Ahh, this has also has seemingly been done since time began
Cheers!
There is definitely something to be said about remaining informed and trying to inform everyone else.
There's one giant problem with it though:
The desktop OS market is being dominated by a monopoly. MS makes updates (XP and WPA are a good example) and the bulk of the consuming public doesn't know and/or care. They merely get the latest version when they buy their new PC. MS really doesn't need to market their OS's, they just slowly become dominant by default (installation).
DivX failed because DVD's were already on the market and the cost of the DVD player was dropping rapidly. People were able to evaluate this as a pure cost/benefit issue and everyone realized that the DivX duck wouldn't hunt.
There will be no such evaluation with MS's latest and greatest OS.
Questions that MS needs to answer: How will Palladium treat those home videos that everyone's starting to create. (I just bough a digital camcorder myself.) How will Palladium treat home recordings? (I have a friend who is slowly putting together his own album. What if he wanted to mail around MP3's of his songs?)
This is where we can maybe corner MS. They need to answer how the "untrusted" (really uncopyrighted or copyrighted by an individual) content is treated.
--- I wish I could hear the soundtrack to my life. That way I'd know when to duck.
The more you expose the consumer to strict DRM rules the more they will come to reject it. I honestly don't believe people will keep investing in computer hardware when it doesn't let them play their favorite burned CDs or permit them to hear their own MP3 collection. The quicker it is implemented on a large scale, the quicker it will be destroyed.
The problem here is the same as it's alway been. Fair use is largely the intent of the person making the copy. Until technology can read minds (fate forfend!) there won't be a DRM that won't abridge fair use in some way. As long as DRM abriges fair use, popular adoption of DRM technology won't happen willingly. This is an attempt to ram it down on an unwilling consumer population.
That said, the backlash that might build will depend largely on how intrusive Joe Six-Pack is going to find this new DRM technology. The second J.S.P. gets pissed off about it is the second elected officials are going to feel the heat. When they feel the heat, no amount of payola from ??AA is going to save it. MS is walking a fine line between control of content and pissing off J.S.P.

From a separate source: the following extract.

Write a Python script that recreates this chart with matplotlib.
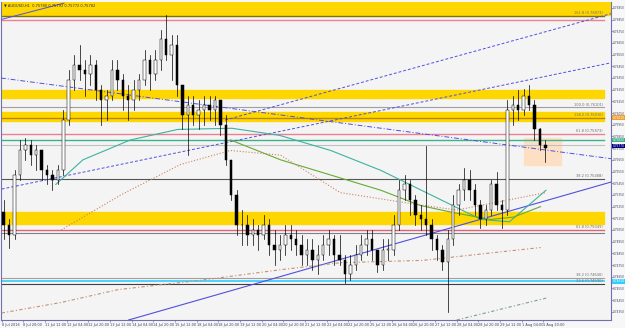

Until Joe Six Pack starts screaming not much is going to change. Unfortunatly, this might be after the Fritz chip is in most consumer electronics, and it will be too late to do much about it.
Don't forget that J.S.P. doesn't give a fart in the wind for the best technology. If he did, we'd have Betamax insted of V.H.S. We'd still have a Tucker auto, and not (fill in your most hated car). Zip and Jazz drives would be moldering in the dump, and we'd be using optical disks.
Is this new technology from MS a Open Source Killer? That's going to depend on someone making MoBo's available without the Fritz chip. Sure, those systems won't be able to run XP, but there are an awful lot of people out there running systems that don't run MS products. I can't quite see (at this point, maybe in the future?) a MoBo that flat won't allow a non-DRM OS to run, just that it won't run in the "Fritz here, you can control this system" mode.
That being the case, then I don't see Plaidium being quite the Open Source killer it is being painted. Not to say that it won't hurt Open Source, but it may not kill it. That's for the next evoloution of DRM. Which might be why MS is sending a sacrifice to Linux Expo. Calm down the Open Source zelots enough to get Fritz installed, don't use all of it's control capibillities until you reach market saturation, THEN whack those commie programmers when it's too late for them to save themselves. GAMEOVER.
Necessity is the plea for every infringement of human freedom. It is the argument of tyrants; it is the creed of slaves.
He's entitled to. He's an established expert with credentials in the industry, and it's quite possible that his understanding and information on this subject is ahead of most people's, including the MS guy posting on this thread.
It's nothing of the sort; it's a very real issue. If you provide a means to lock people out of data -- which is essentially all DRM is -- and then appoint MS as the effective custodian of that data, what is to stop them abusing the technology to stop you loading a document you created in MS Word with, say, a translator for OpenOffice? As those crying "FUD" are shouting so loudly here, there is precious little solid information available and even fewer guarantees, and MS has a demonstrated history of abusing any power it gets through its dominant position in the market. A little caution is more than justified here. It's only paranoia if they're not all out to get you.
It's also a market where critics could potentially be stopped from using controlled material in a legitimate way. Worse, that potential is controlled by whoever owns the DRM controls -- MS in our current scenario -- and not by a suitable legal system. This is not in the interests of the common consumer of these products.
This is a bad caveat, because I doubt anyone here would have any sympathy if a child pornographer got screwed to hell; the ability to do this in such cases is a definite plus point of the proposed approach. The problem is that the same technology could be used to prevent the distribution of, for example, information certifying that Microsoft's accounting practices are highly dubious (such as is currently freely available on the web), and once again, the control is in the hands of the DRM guys, not the duly appointed government.
There are far fewer applications currently available for Linux, and hence you are limited in what you can do with it. If you can't see the parallels to the DRM scenario, and the problems potentially created, I'm afraid you really aren't looking very hard.
If you disagree, post your argument. (-1, Overrated) isn't your personal censorship tool for views you don't like.